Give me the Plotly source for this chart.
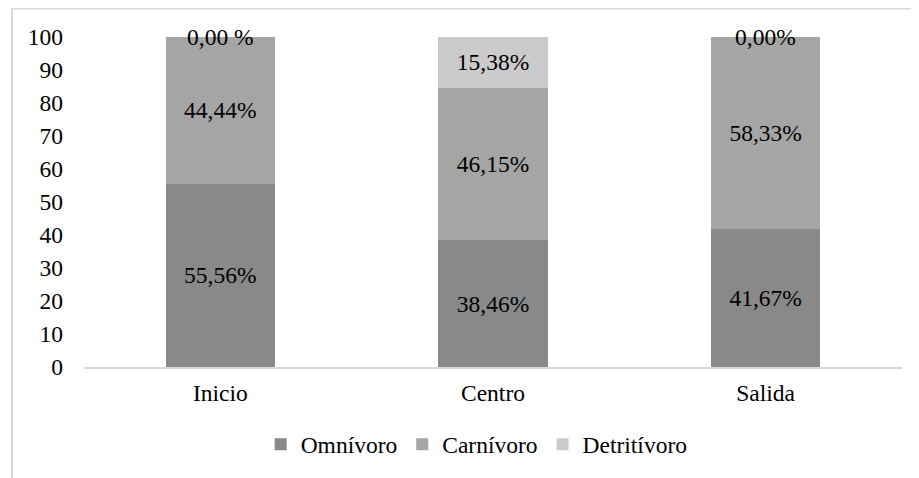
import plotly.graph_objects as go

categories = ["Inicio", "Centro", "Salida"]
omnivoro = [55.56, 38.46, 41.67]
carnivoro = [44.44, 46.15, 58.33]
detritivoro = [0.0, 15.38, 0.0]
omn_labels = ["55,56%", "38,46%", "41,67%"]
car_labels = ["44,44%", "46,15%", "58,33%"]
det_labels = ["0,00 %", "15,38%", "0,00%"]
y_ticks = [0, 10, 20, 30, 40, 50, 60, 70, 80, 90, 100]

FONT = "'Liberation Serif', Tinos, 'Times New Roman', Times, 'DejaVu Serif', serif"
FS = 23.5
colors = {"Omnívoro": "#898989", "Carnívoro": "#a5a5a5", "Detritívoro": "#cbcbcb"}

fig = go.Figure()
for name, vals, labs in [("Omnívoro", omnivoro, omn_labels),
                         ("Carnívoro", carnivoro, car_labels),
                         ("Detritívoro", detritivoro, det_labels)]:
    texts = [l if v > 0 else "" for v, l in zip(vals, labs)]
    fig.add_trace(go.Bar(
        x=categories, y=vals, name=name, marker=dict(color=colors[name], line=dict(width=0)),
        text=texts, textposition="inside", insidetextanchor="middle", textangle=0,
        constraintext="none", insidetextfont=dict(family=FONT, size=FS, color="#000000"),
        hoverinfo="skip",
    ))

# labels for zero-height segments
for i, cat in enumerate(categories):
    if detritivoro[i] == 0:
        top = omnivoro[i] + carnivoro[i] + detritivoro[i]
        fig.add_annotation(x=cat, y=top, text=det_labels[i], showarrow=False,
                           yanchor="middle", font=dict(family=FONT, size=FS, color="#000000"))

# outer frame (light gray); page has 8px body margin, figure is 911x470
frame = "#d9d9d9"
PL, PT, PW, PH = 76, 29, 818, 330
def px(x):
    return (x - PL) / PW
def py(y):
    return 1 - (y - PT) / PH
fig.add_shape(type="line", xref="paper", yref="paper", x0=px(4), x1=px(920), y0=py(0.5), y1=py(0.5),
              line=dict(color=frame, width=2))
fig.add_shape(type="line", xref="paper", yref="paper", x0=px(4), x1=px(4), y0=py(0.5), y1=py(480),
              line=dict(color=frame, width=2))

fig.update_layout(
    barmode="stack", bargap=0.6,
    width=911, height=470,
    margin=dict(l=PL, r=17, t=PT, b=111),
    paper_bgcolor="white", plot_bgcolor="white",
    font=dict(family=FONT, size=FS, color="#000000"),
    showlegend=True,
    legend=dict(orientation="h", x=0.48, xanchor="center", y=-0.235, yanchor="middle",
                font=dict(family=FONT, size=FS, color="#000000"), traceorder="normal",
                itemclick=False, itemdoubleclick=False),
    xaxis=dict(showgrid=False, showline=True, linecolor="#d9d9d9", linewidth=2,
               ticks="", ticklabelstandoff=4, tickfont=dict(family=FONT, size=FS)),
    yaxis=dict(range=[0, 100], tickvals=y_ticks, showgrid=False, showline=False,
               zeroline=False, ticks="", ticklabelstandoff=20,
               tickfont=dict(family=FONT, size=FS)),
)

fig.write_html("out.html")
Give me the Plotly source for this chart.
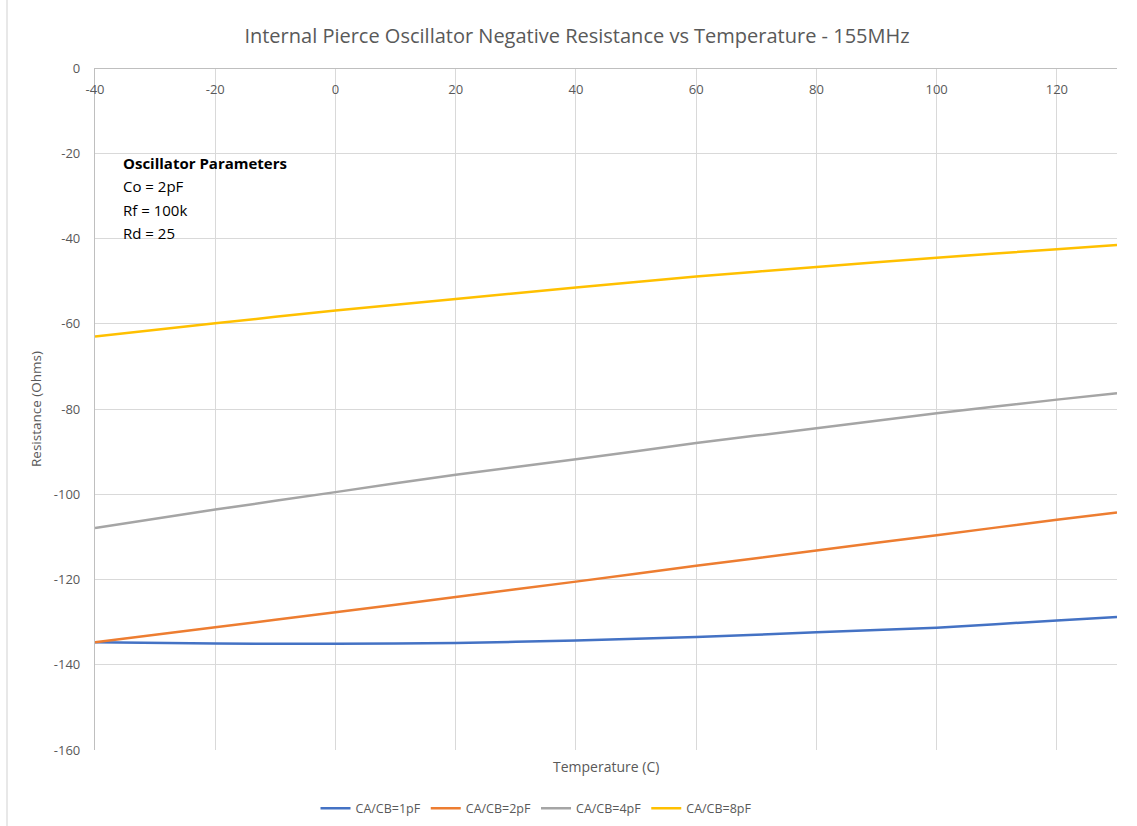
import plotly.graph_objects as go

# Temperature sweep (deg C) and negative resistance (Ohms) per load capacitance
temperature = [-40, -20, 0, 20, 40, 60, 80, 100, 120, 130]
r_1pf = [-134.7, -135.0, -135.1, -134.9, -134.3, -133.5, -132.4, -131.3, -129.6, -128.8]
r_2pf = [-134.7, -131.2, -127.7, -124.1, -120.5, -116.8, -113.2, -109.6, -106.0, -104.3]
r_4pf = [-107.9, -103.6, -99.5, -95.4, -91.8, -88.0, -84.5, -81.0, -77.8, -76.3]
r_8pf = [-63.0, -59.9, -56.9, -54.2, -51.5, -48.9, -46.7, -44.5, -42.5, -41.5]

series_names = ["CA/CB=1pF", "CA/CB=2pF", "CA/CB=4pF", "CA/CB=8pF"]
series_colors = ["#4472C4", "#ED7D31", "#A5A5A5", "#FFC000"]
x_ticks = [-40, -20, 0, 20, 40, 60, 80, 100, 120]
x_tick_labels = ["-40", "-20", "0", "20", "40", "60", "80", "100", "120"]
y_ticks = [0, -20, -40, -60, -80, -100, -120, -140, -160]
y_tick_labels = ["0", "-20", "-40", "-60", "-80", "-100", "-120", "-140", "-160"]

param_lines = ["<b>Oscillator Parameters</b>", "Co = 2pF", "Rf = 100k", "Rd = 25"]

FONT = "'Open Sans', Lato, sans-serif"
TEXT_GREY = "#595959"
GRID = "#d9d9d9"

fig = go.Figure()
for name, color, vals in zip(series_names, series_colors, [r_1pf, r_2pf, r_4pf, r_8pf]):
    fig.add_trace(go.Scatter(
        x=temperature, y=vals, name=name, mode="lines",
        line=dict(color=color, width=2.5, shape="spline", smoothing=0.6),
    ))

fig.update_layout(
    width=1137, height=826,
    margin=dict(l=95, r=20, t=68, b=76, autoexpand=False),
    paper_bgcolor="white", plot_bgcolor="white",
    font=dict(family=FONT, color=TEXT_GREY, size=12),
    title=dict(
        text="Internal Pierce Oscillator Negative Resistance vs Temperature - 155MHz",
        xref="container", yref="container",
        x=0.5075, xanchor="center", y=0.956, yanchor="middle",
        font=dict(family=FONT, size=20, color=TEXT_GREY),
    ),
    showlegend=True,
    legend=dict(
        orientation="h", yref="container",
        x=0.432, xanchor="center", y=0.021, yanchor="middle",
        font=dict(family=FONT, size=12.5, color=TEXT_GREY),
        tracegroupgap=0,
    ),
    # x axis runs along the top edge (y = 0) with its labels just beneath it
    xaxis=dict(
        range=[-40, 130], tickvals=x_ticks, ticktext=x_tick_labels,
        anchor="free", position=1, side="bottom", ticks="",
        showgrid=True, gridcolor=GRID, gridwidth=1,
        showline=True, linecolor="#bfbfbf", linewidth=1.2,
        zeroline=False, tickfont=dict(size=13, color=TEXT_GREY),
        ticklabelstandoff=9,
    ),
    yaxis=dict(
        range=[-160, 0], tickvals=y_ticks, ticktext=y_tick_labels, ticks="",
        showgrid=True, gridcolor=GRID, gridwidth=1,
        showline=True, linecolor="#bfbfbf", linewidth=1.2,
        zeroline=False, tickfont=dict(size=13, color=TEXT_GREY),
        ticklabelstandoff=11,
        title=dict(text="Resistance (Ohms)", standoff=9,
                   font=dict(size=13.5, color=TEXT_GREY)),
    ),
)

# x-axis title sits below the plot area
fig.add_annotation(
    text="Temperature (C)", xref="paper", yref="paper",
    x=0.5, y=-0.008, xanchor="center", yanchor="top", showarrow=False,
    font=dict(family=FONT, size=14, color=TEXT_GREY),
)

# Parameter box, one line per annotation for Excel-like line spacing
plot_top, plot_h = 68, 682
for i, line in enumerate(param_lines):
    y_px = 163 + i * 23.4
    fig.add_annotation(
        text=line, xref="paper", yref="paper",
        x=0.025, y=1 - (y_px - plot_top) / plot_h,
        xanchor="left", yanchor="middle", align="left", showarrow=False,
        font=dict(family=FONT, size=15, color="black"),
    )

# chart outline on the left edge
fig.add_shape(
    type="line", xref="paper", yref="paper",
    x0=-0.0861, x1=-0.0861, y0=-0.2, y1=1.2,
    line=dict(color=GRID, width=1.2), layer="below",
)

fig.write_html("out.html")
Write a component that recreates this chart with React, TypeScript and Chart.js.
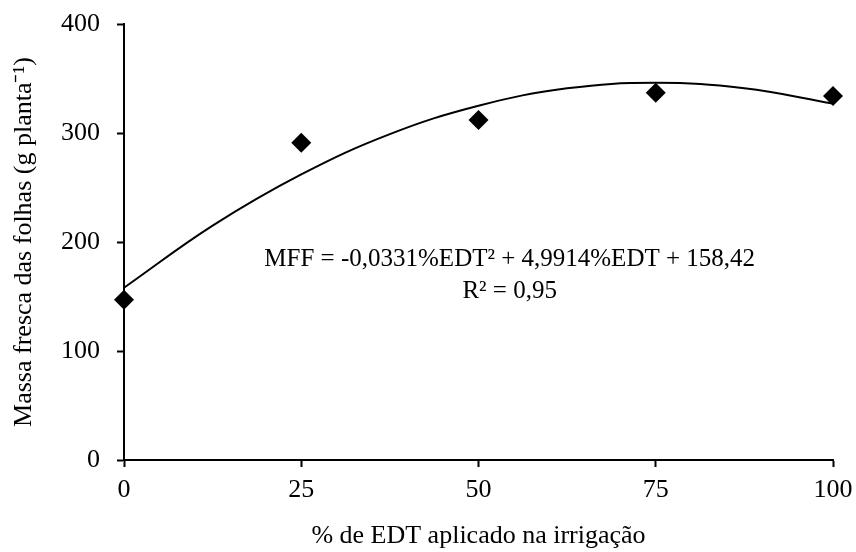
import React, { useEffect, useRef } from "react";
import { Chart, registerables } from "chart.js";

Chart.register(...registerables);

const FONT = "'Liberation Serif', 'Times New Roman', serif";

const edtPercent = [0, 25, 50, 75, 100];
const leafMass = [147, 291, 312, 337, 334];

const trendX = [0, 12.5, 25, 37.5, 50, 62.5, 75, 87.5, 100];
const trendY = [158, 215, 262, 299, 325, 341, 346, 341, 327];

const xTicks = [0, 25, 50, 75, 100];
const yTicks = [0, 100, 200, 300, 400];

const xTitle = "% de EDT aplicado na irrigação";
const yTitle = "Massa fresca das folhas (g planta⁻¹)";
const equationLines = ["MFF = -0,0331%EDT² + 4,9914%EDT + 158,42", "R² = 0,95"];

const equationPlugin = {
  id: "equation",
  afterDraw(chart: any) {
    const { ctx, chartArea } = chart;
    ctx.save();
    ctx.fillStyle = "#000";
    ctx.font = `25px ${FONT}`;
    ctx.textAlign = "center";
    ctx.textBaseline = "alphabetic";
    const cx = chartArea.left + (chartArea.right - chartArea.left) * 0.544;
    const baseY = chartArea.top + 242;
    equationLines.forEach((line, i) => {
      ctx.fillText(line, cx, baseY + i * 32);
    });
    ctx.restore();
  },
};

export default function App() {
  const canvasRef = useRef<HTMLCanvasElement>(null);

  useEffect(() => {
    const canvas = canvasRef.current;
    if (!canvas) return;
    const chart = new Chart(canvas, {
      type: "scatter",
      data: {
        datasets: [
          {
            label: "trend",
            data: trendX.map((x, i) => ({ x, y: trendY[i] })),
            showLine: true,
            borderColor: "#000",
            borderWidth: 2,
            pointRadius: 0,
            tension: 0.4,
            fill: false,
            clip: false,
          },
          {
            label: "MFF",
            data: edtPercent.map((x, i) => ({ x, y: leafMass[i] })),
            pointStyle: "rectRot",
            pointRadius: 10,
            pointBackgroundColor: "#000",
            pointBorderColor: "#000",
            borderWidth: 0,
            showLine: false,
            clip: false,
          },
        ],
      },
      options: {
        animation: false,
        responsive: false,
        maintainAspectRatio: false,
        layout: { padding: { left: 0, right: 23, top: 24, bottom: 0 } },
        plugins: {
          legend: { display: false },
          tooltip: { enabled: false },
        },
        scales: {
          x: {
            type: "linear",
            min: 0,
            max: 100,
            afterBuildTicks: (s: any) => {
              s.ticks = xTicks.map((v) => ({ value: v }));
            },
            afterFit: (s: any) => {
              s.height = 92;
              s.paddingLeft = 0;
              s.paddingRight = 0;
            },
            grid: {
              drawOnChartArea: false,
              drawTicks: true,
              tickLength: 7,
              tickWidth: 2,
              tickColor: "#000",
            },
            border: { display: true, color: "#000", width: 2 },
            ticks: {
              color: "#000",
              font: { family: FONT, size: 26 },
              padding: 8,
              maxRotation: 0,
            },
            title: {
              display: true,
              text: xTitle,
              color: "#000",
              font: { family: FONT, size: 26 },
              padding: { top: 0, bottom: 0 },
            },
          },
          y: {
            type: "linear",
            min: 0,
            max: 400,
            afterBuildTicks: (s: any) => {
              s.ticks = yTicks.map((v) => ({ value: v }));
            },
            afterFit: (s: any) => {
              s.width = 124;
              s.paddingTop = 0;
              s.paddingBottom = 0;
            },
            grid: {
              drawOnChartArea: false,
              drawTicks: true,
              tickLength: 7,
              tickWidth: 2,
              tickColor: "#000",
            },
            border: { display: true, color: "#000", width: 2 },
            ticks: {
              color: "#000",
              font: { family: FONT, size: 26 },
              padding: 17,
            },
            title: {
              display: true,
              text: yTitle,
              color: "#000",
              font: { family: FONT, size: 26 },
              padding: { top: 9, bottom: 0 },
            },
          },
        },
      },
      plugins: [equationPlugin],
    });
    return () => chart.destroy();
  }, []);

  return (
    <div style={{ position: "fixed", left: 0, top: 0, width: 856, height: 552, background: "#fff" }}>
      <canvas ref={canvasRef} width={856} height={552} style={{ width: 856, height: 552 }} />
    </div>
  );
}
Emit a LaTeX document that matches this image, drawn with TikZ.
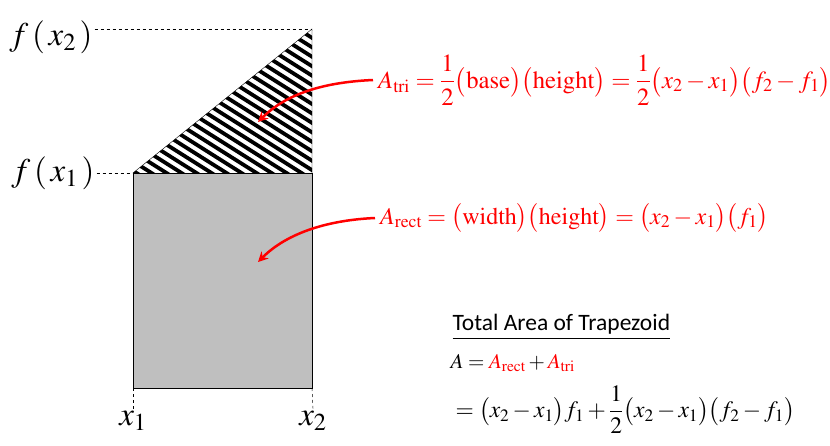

§ Exercise instructions
Print everything from the line with "Write a component" down to the line with "const yTicks = [0, 100, 200, 300, 400];" in the entries above, both lines included and nothing more, without the pictures.

§ Answer for this exercise
Write a component that recreates this chart with React, TypeScript and Chart.js.
import React, { useEffect, useRef } from "react";
import { Chart, registerables } from "chart.js";

Chart.register(...registerables);

const FONT = "'Liberation Serif', 'Times New Roman', serif";

const edtPercent = [0, 25, 50, 75, 100];
const leafMass = [147, 291, 312, 337, 334];

const trendX = [0, 12.5, 25, 37.5, 50, 62.5, 75, 87.5, 100];
const trendY = [158, 215, 262, 299, 325, 341, 346, 341, 327];

const xTicks = [0, 25, 50, 75, 100];
const yTicks = [0, 100, 200, 300, 400];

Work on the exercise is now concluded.